Departing Secretary of State Theresa Villiers said she could not accept the government post offered by the prime minister. Picture by Matt Bohill/Pacemaker Press

THERESA Villiers's departure as secretary of state was last night greeted with contrasting sentiments from Stormont's two governing parties.

The Chipping Barnet MP announced the end of four-year stint in the north after a meeting in Downing Street with Prime Minister Theresa May.

Ms Villiers, who backed Andrea Leadsom for Tory party leader, said she had been offered a lesser role in government but felt she could not accept.

In a statement, she said she was leaving the post with the belief the region is more stable than it has been for years.

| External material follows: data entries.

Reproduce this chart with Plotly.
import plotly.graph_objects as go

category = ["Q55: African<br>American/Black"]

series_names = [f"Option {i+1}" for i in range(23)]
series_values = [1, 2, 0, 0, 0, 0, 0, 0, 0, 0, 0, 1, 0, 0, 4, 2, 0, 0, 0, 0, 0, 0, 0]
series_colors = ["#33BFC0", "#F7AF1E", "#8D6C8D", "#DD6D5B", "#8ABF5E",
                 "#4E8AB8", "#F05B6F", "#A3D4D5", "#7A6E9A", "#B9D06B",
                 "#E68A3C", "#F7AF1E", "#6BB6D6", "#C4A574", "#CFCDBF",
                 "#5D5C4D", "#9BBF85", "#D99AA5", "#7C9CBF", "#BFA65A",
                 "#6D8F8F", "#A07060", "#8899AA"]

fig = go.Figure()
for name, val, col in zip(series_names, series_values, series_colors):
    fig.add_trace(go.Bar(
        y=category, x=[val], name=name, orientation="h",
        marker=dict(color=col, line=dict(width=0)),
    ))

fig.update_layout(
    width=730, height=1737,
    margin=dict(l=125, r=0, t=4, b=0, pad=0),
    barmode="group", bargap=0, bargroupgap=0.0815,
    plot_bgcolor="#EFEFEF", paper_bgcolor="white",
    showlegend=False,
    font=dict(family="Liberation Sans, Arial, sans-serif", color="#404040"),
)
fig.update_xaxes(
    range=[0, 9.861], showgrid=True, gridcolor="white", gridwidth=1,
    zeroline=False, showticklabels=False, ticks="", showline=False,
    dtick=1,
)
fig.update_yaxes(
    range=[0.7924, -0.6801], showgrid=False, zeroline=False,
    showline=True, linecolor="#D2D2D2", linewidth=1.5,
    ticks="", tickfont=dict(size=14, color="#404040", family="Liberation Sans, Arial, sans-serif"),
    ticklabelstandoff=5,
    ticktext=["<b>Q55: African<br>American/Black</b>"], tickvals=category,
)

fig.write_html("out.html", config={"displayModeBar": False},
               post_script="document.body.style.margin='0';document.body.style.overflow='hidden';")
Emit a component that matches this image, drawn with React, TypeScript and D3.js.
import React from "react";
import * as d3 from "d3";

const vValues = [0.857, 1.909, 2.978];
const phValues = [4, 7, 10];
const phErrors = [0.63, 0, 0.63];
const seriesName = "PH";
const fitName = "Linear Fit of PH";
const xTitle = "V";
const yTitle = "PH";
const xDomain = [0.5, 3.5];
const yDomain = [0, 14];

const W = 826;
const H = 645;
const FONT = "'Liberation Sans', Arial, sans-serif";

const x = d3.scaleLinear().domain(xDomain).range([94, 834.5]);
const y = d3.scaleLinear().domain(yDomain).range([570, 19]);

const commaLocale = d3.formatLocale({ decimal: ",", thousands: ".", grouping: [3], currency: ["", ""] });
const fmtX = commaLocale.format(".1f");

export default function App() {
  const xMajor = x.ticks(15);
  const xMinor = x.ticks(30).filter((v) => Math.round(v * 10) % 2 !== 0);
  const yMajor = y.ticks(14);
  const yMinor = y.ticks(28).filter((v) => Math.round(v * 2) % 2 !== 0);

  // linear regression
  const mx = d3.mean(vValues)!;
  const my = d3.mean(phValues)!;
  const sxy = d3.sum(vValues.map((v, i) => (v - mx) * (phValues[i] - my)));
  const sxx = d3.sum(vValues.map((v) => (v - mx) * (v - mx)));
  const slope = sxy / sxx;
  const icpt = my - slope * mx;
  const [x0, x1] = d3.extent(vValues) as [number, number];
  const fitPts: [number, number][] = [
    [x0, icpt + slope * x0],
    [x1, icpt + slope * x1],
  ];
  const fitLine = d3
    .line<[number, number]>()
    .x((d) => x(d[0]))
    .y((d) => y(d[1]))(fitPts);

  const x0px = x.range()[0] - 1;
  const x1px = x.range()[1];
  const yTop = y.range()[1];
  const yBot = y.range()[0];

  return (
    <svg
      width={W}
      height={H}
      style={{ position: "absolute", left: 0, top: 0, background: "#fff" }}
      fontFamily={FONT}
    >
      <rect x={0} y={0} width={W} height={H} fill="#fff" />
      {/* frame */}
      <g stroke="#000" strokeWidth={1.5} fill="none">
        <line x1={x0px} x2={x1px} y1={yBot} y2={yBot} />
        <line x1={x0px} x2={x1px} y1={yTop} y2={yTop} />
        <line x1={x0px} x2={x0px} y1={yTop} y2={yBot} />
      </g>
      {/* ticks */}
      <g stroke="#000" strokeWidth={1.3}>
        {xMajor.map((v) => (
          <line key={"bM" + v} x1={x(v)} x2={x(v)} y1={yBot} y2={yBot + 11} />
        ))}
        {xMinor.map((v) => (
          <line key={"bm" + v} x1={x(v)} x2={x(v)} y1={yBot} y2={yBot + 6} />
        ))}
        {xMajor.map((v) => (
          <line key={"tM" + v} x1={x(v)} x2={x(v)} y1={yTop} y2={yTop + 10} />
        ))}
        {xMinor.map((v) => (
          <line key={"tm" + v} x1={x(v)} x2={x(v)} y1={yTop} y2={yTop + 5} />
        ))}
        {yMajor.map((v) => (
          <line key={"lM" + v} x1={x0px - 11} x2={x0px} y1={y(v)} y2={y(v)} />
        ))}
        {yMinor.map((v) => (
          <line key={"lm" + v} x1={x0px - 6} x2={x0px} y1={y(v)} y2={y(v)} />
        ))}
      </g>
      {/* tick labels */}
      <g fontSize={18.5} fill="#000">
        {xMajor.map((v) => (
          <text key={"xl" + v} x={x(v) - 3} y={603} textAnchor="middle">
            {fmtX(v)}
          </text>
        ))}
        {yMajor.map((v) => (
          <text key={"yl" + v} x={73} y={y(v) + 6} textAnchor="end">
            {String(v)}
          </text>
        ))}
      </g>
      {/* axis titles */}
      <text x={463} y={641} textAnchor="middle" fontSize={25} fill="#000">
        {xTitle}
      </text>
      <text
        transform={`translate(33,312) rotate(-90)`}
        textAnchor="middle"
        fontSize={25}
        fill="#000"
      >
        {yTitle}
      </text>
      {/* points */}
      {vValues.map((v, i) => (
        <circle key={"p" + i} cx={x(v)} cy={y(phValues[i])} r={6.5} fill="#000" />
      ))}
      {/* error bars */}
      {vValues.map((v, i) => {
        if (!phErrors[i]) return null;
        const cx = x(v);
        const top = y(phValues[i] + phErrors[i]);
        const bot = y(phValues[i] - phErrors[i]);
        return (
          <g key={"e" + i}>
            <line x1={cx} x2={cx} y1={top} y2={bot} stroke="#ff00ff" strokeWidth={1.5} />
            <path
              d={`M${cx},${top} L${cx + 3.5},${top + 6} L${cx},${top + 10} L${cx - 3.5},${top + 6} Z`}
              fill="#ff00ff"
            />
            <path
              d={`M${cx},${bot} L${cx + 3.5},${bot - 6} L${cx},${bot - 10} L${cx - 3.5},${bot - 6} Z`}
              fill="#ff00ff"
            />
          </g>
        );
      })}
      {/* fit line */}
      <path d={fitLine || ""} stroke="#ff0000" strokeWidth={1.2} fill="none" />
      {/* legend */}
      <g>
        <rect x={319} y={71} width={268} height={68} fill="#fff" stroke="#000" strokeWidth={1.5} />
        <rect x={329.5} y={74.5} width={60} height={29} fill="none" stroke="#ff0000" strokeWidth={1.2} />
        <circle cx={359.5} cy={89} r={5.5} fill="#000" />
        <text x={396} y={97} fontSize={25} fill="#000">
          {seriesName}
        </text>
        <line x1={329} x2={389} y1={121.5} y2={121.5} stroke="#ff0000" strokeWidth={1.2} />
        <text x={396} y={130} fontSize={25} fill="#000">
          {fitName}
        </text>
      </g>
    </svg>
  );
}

"I am very grateful to have been given the opportunity to serve on the front bench for 11 years, first in the shadow cabinet, then as transport minister, and finally as secretary of state for Northern Ireland for four years in David Cameron's cabinet," she said.

Ms Villiers said she wanted to thank everyone who had supported her during her time in the north.

"I send my very best wishes to Northern Ireland's leaders as they continue the crucial process of implementing the two historic agreements that the cross-party talks I chaired were able to deliver," she said.

"Northern Ireland and its people will always have a very special place in my heart and I am confident that progress will continue to be made to embed peace, stability and prosperity there."

DUP leader and First Minister Arlene Foster said she "enjoyed working with" Mrs Villiers and wished her "all the best for the future".

However, former Stormont education minister John O'Dowd said that while he wished Ms Villiers's well personally, politically she would "not be missed".

"She has been the representative of a British government which inflicted austerity, welfare cuts and now Brexit on the people of the north," he said.

"She also played a negative role in dealing with the legacy of the conflict, continually placing obstacles in the path of families seeking access to truth."

The Upper Bann MLA also claimed the secretary of state's position was unnecessary and should be abolished with powers transferred to the assembly.